Gelsenkirchen. . Am Montag wird im Rechtsausschuss des Deutschen Bundestages eine Mietrechtsänderung diskutiert, die Mietern künftig keine Möglichkeit mehr gibt, sich gegen energiesparende Sanierung zu sperren. Der Gelsenkirchener Richter Dr. Ulf Börstinghaus findet die Änderungen im Prinzip fair.
Wenn am Montag der Rechtsausschuss des Bundestages die Sachverständigen zur geplanten Mietrechtsänderung anhört, wird auch der Gelsenkirchener Dr. Ulf Börstinghaus, Richter und Vorsitzender des Deutschen Mietsgerichtstages, sein Statement abgeben. Das wird, hat der 57-Jährige im Gespräch mit der WAZ bereits verraten, zweigeteilt ausfallen. Denn die Gesetzesänderung ist nicht komplett ausgereift, bietet noch Spielraum für Streitfragen. Und im Zweifelsfall viel Arbeit für Sachverständige und Gerichte.
Zwei Kernpunkte sind es, die die Novelle Anfang 2013 mit sich bringt: So können Vermieter künftig auch gegen den Willen der Mieter ihre Gebäude sanieren, das Bürgerliche Gesetzbuch wird um entsprechende Regelungen ergänzt. „Auch dürfen die Mieter drei Monate lang nicht wegen Bauarbeiten die Miete mindern, wenn die Arbeiten dazu dienen, das Haus energetisch zu sanieren“, erklärt Börstinghaus. Früher konnte ein Mieter mit seinem Veto energetische Modernisierungen blockieren, künftig wird das nicht mehr möglich sein.
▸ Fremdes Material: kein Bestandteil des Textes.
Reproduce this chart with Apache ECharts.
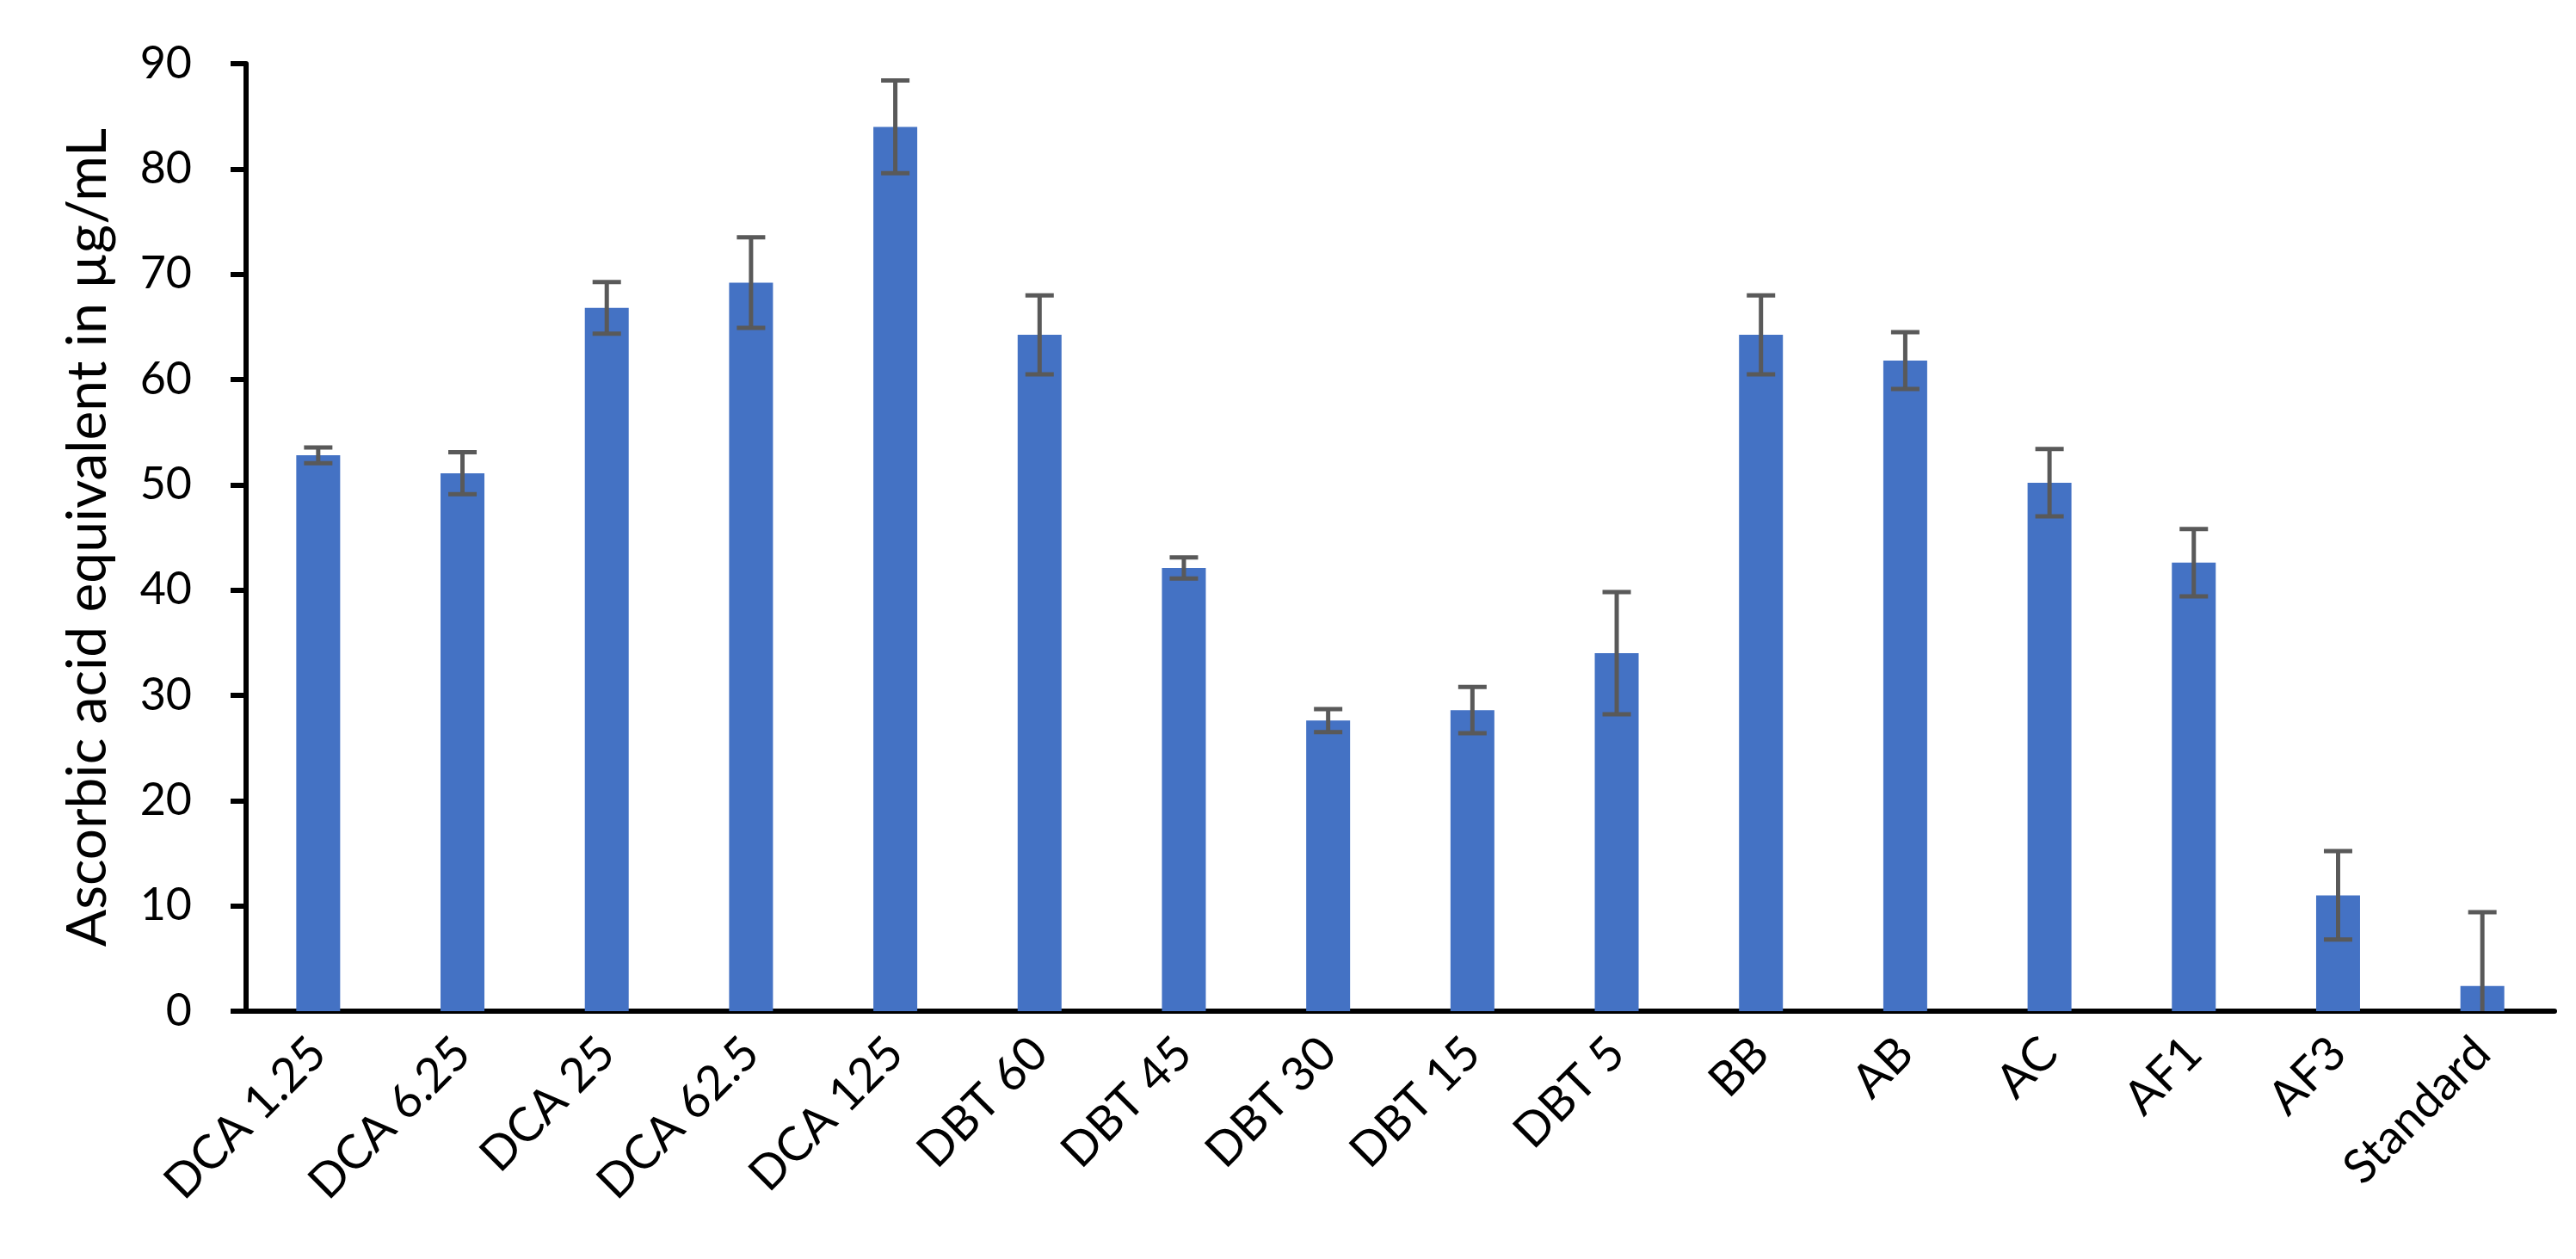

330.000 Mietprozesse im Jahr
Eine an sich fairere Regelung, wie auch Börstinghaus aus der Praxis weiß. Von bundesweit 330000 Mietrechtsprozessen jährlich beschäftigt sich das Gros, etwa 75 Prozent, nämlich mit Betriebskosten und Räumungsklagen. „Modernisierungsmaßnahmen sind eher selten strittig“, sagt der Richter, „weil Mieter und Vermieter gleichermaßen das Bedürfnis haben, Kosten zu sparen.“ Zumal beide Seiten, und da gerade große Wohnungsgesellschaften, bereits im Vorfeld das Gespräch mit ihren Mietern suchen und auf deren Wünsche eingingen.
Strittig wird eine energetische Sanierung und die damit verbundenen Mieterhöhung aber, da ist sich Börstinghaus sicher, weil der Gesetzestext solche Fälle nicht klar aufschlüsselt. Z. B., wenn ein Vermieter neben der Dämmung auch noch die Dachrinnen erneuern lässt. Oder nur in eine neue Pellet Heizung investiert. „Ich sehe jetzt schon, wie sich Sachverständige die Hände reiben.“ Sprich: In Streitfragen – Sanierung oder Instandsetzung –klingeln die Kassen.
Finanzielle Verhältnisse belegen
Der Mieter kann sich zur Wehr setzen, wenn die Modernisierung eine „besondere Härte“ darstellt. Mieterhöhung infolge Modernisierung wird aber als solche Härte nicht anerkannt. „Im Zweifelsfall“, sagt der 57-Jährige forsch, „muss der Mieter vor Gericht die Hosen runterlassen.“ Und seine finanziellen Verhältnisse belegen. Allerdings dürfen Vermieter auch künftig nur jährlich elf Prozent der Baukosten auf den Mietpreis aufschlagen – und das auch nur, soweit die Vergleichsmieten am Ort das zulassen.